Industrial demand is a major driver in the evolution of industrial lasers. Sectors like semiconductor manufacturing and automotive are consistently pushing for greater precision and efficiency, leading to a continuous need for more advanced laser systems. This demand directly influences the specifications for laser optics, with manufacturers striving to create components capable of finer focus, higher power handling, and enhanced durability.

Questions around the practical applications of increasingly powerful lasers are common as industry advances. However, these inquiries are seen as a way to refine development, ensuring efficiency in new products, rather than hindering progress. Once a higher-power laser becomes available, industrial customers rapidly identify new applications that benefit from the enhanced capabilities.

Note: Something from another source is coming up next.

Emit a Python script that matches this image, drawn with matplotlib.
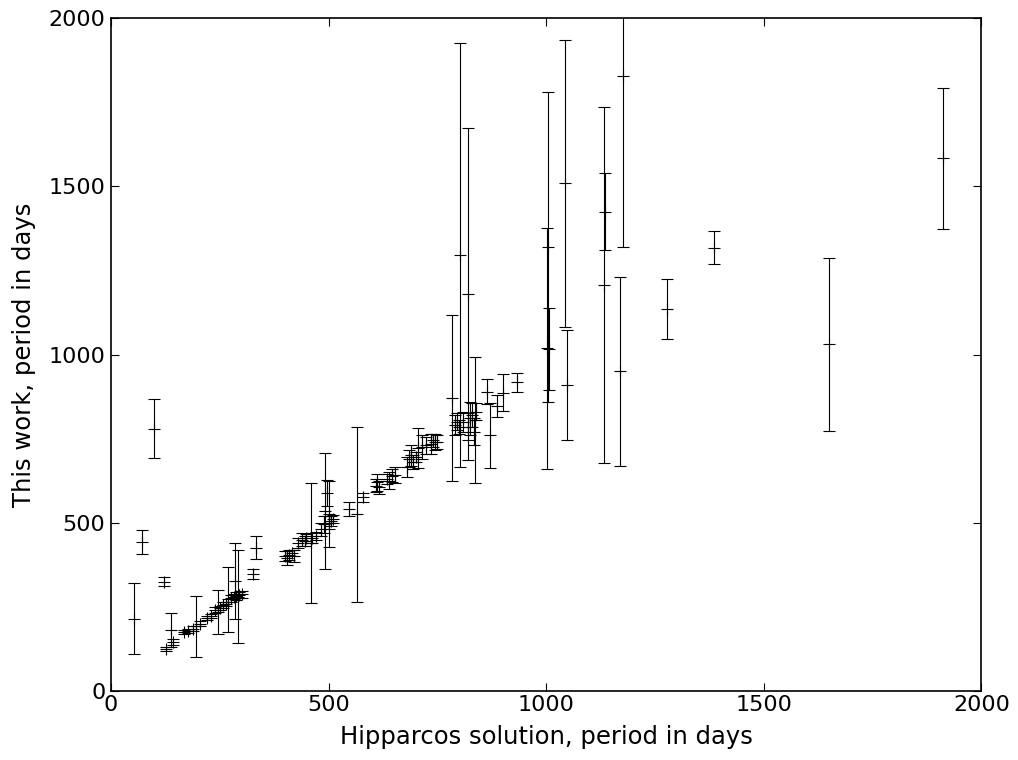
import matplotlib
matplotlib.use('Agg')
import matplotlib.pyplot as plt
import numpy as np

# Hipparcos period, period from this work, error on this work (days)
hip_period = [52, 71, 100, 123, 126, 139, 143, 168, 178, 188, 196, 205, 220, 230,
              240, 247, 250, 258, 265, 268, 275, 282, 285, 288, 293, 295, 300,
              327, 333, 400, 405, 410, 415, 420, 430, 440, 445, 448, 459, 462,
              470, 483, 490, 492, 496, 500, 500, 505, 510, 547, 566, 578, 608,
              612, 615, 635, 640, 645, 653, 680, 685, 690, 695, 700, 705, 715,
              725, 735, 740, 745, 750, 783, 790, 795, 800, 802, 810, 820, 821,
              825, 830, 835, 837, 838, 864, 871, 887, 900, 933, 1003, 1005,
              1007, 1043, 1048, 1133, 1135, 1170, 1176, 1278, 1386, 1651, 1913]
this_period = [215, 442, 780, 325, 124, 180, 145, 175, 178, 185, 192, 200, 218, 222,
               240, 235, 245, 255, 258, 272, 275, 280, 326, 283, 280, 285, 287,
               348, 426, 400, 395, 405, 410, 400, 440, 450, 445, 455, 440, 455,
               460, 480, 495, 535, 588, 527, 500, 505, 510, 541, 525, 575, 610,
               620, 605, 630, 625, 640, 642, 665, 690, 700, 680, 695, 722, 725,
               730, 735, 745, 740, 740, 870, 790, 800, 785, 1296, 800, 785, 1180,
               810, 820, 770, 805, 830, 890, 760, 848, 886, 917, 1018, 1320,
               1016, 1509, 910, 1207, 1425, 950, 1828, 1135, 1318, 1030, 1583]
this_err = [105, 36, 88, 14, 6, 50, 8, 6, 6, 8, 90, 8, 6, 6,
            8, 66, 6, 8, 6, 96, 10, 8, 113, 12, 139, 10, 10,
            15, 33, 15, 20, 15, 10, 18, 15, 20, 15, 10, 178, 15,
            12, 20, 25, 173, 38, 98, 20, 15, 12, 20, 260, 12, 20,
            25, 20, 15, 25, 20, 25, 30, 25, 30, 20, 15, 60, 35,
            25, 30, 20, 25, 20, 247, 30, 25, 20, 629, 30, 40, 495,
            50, 35, 40, 188, 25, 36, 97, 33, 55, 29, 358, 460,
            121, 426, 163, 529, 115, 280, 508, 90, 48, 257, 210]

plt.rcParams['xtick.direction'] = 'in'
plt.rcParams['ytick.direction'] = 'in'
plt.rcParams['xtick.top'] = True
plt.rcParams['ytick.right'] = True
plt.rcParams['xtick.major.size'] = 6
plt.rcParams['ytick.major.size'] = 6
plt.rcParams['xtick.major.pad'] = 3
plt.rcParams['ytick.major.pad'] = 4

fig = plt.figure(figsize=(10.18, 7.6), dpi=100)
ax = fig.add_axes([0.109, 0.091, 0.855, 0.885])

ax.errorbar(hip_period, this_period, yerr=this_err, fmt='k+', ecolor='k',
            elinewidth=0.8, capsize=4, capthick=0.8, markersize=8, mew=0.8)

ax.set_xlim(0, 2000)
ax.set_ylim(0, 2000)
ax.set_xticks(np.arange(0, 2001, 500))
ax.set_yticks(np.arange(0, 2001, 500))
ax.tick_params(labelsize=16)
ax.set_xlabel('Hipparcos solution, period in days', fontsize=17.5, labelpad=7)
ax.set_ylabel('This work, period in days', fontsize=17.5, labelpad=9)
for s in ax.spines.values():
    s.set_linewidth(1.2)

fig.savefig('out.png', dpi=100)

While some established laser processes in the 1 to 12 kW range are reaching limitations, new applications are fueling demand for even greater power. Plasma cutting customers are increasingly turning to lasers for their smaller heat-affected zones, cleaner cuts, and greater flexibility. In most cutting scenarios lasers in the 20 to 30 kW range with high beam quality outperform 40 to 50 kW lasers with lower beam quality. The rise of aerospace welding, electric vehicle production, and increased demand in heavy machinery and farm equipment are driving demand for 10 to 20 kW lasers. Specifically, electric vehicles and power storage solutions utilize thick copper busbars requiring high power and excellent beam quality, while thinner foil stacks benefit from high-power visible wavelength lasers for welding.

Advanced manufacturing, particularly in computer chip production, pushes power requirements even higher. Extreme ultraviolet (EUV) lithography, crucial for creating modern computer chips with nanometer dimensions, relies on CO2 lasers over 120 kW. Producing chips with structural sizes below 10 nm necessitates a shift to shorter EUV wavelengths, demanding megawatt peak pulse power, achieved by boosting the output of CO2 lasers via amplifiers.

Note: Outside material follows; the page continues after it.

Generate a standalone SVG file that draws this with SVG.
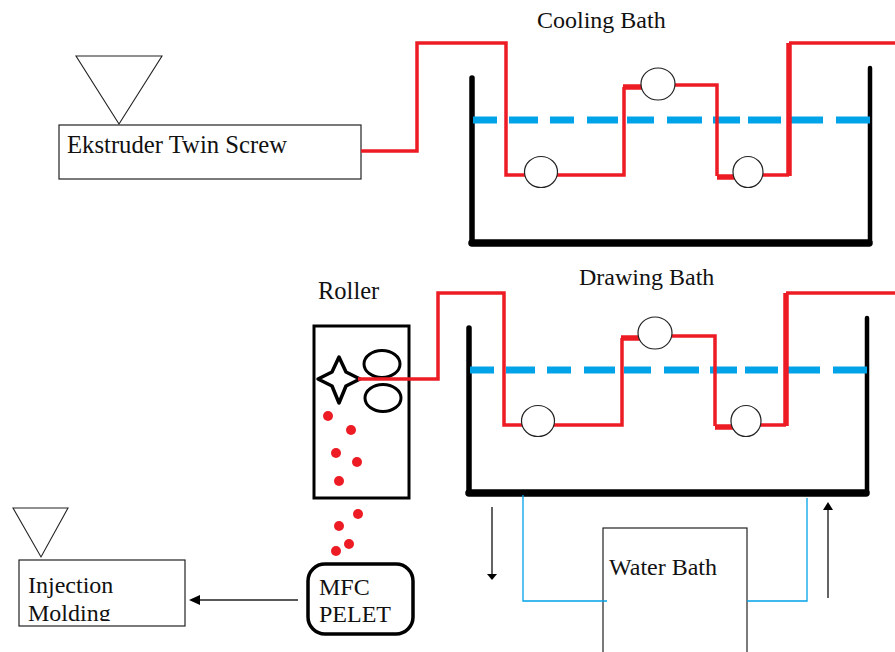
<svg xmlns="http://www.w3.org/2000/svg" width="895" height="652" viewBox="0 0 895 652">
<style>
text{font-family:"Liberation Serif","Times New Roman",serif;font-size:24px;fill:#111}
.box{fill:#fff;stroke:#222;stroke-width:1.2}
.tri{fill:#fff;stroke:#222;stroke-width:1.1}
.wl{fill:none;stroke:#000;stroke-width:5.5;stroke-linecap:round}
.wb{fill:none;stroke:#000;stroke-width:7.5;stroke-linecap:round}
.wr{fill:none;stroke:#000;stroke-width:4.5;stroke-linecap:round}
.water{fill:none;stroke:#00a2e8;stroke-width:7}
.red{fill:none;stroke:#ed1c24;stroke-width:3.5}
.redt{fill:none;stroke:#ed1c24;stroke-width:5.5}
.roll{fill:#fff;stroke:#222;stroke-width:1.2}
.pipe{fill:none;stroke:#00a2e8;stroke-width:1.3}
.arr{fill:none;stroke:#222;stroke-width:1.4}
.head{fill:#000}
.dot{fill:#ed1c24}
</style>
<defs>
<clipPath id="molding-clip"><rect x="19" y="560" width="166" height="61"/></clipPath>
<g id="bath-shape">
<path class="wl" d="M472 78V242"/>
<path class="wr" d="M870 68V242"/>
<path class="wb" d="M472 243H869"/>
<path class="water" d="M473 120H497M509 120H538M550 120H574M587 120H618M627 120H654M667 120H702M713 120H740M748 120H781M791 120H823M836 120H870"/>
</g>
</defs>
<g id="labels">
<text x="537" y="28">Cooling Bath</text>
<text x="579" y="285">Drawing Bath</text>
<text x="318" y="299" style="font-size:24.5px">Roller</text>
</g>
<g id="extruder">
<polygon class="tri" points="76,56 162,56 119,124"/>
<rect class="box" x="59" y="125" width="302" height="54"/>
<text x="67" y="153" style="font-size:24.7px">Ekstruder Twin Screw</text>
</g>
<g id="cooling-bath"><use href="#bath-shape"/></g>
<g id="drawing-bath"><use href="#bath-shape" transform="translate(-3 250)"/></g>
<g id="water-bath">
<rect class="box" x="603" y="528" width="144" height="130"/>
<text x="609" y="575">Water Bath</text>
</g>
<g id="roller">
<rect x="314" y="326" width="95" height="172" fill="#fff" stroke="#000" stroke-width="3"/>
<path d="M318 379L332 372L339 357L346 372L360 379L346 386L339 403L332 386Z" fill="#fff" stroke="#000" stroke-width="3.5" stroke-linejoin="round"/>
<ellipse cx="382" cy="364" rx="18" ry="13.5" fill="#fff" stroke="#000" stroke-width="3"/>
<ellipse cx="383" cy="398" rx="18" ry="13.5" fill="#fff" stroke="#000" stroke-width="3"/>
</g>
<g id="connectors">
<path class="red" d="M361 151H417V43H506V175H525"/>
<path class="red" d="M556 175H624V87"/>
<path class="redt" d="M623 87H642"/>
<path class="red" d="M675 85H717V176"/>
<path class="redt" d="M717 177H738"/>
<path class="red" d="M763 175H789"/>
<path class="redt" d="M789 176V43"/>
<path class="red" d="M789 43H895"/>
<path class="red" d="M358 379H438V293H504V425H523"/>
<path class="red" d="M553 425H622V338"/>
<path class="redt" d="M621 338H640"/>
<path class="red" d="M672 336H715V426"/>
<path class="redt" d="M715 427H736"/>
<path class="red" d="M760 425H786"/>
<path class="redt" d="M786 426V293"/>
<path class="red" d="M786 293H895"/>
<path class="pipe" d="M523 495V601H607"/>
<path class="pipe" d="M807 498V601H747"/>
<path class="arr" d="M298 600H196"/>
<path class="head" d="M189 600L200 595V605Z"/>
<path class="arr" d="M492 507V574"/>
<path class="head" d="M492 580L487 574H497Z"/>
<path class="arr" d="M828 598V510"/>
<path class="head" d="M828 502L833 510H823Z"/>
</g>
<g id="rollers-cooling">
<ellipse class="roll" cx="541" cy="172" rx="16.5" ry="15.5"/>
<ellipse class="roll" cx="658" cy="84" rx="17" ry="16"/>
<ellipse class="roll" cx="748" cy="172" rx="15" ry="15.5"/>
</g>
<g id="rollers-drawing">
<ellipse class="roll" cx="538" cy="421" rx="16.5" ry="15.5"/>
<ellipse class="roll" cx="655" cy="333" rx="17" ry="16"/>
<ellipse class="roll" cx="746" cy="421" rx="15" ry="15.5"/>
</g>
<g id="pellets">
<circle class="dot" cx="328" cy="416" r="5"/>
<circle class="dot" cx="351" cy="430" r="5"/>
<circle class="dot" cx="336" cy="453" r="5"/>
<circle class="dot" cx="357" cy="462" r="5"/>
<circle class="dot" cx="339" cy="481" r="5"/>
<circle class="dot" cx="358" cy="514" r="5"/>
<circle class="dot" cx="339" cy="526" r="5"/>
<circle class="dot" cx="349" cy="544" r="5"/>
<circle class="dot" cx="336" cy="551" r="5"/>
</g>
<g id="mfc-pelet">
<rect x="308" y="564" width="105" height="70" rx="17" fill="#fff" stroke="#000" stroke-width="3.5"/>
<text x="319" y="595">MFC</text>
<text x="319" y="622">PELET</text>
</g>
<g id="injection-molding">
<polygon class="tri" points="13,508 68,508 41,557"/>
<rect class="box" x="19" y="560" width="166" height="66"/>
<text x="28" y="593">Injection</text>
<text x="28" y="621" clip-path="url(#molding-clip)">Molding</text>
</g>
</svg>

Technology advancements in defense and directed energy applications, which have stringent demands for high power and beam quality, often trickle down to commercial industrial applications. The optics developed for defense and industry share significant overlap. Large laser facilities, such as those established in Europe, are providing researchers with access to petawatt-level lasers, furthering advancements in particle acceleration, drug discovery, and fundamental science. These extremely high-power systems also drive innovation in industrial optics.

Managing the immense energy output from high-power lasers without damaging optical components is a key challenge, prompting cross-sector research into advanced materials, coatings, improved surface finish manufacturing, and advanced cooling techniques. Developing laser mirrors with improved laser-induced damage threshold (LIDT) is an active area of global research, with efforts focused on novel design strategies and deposition process optimization for dielectric layer stacks.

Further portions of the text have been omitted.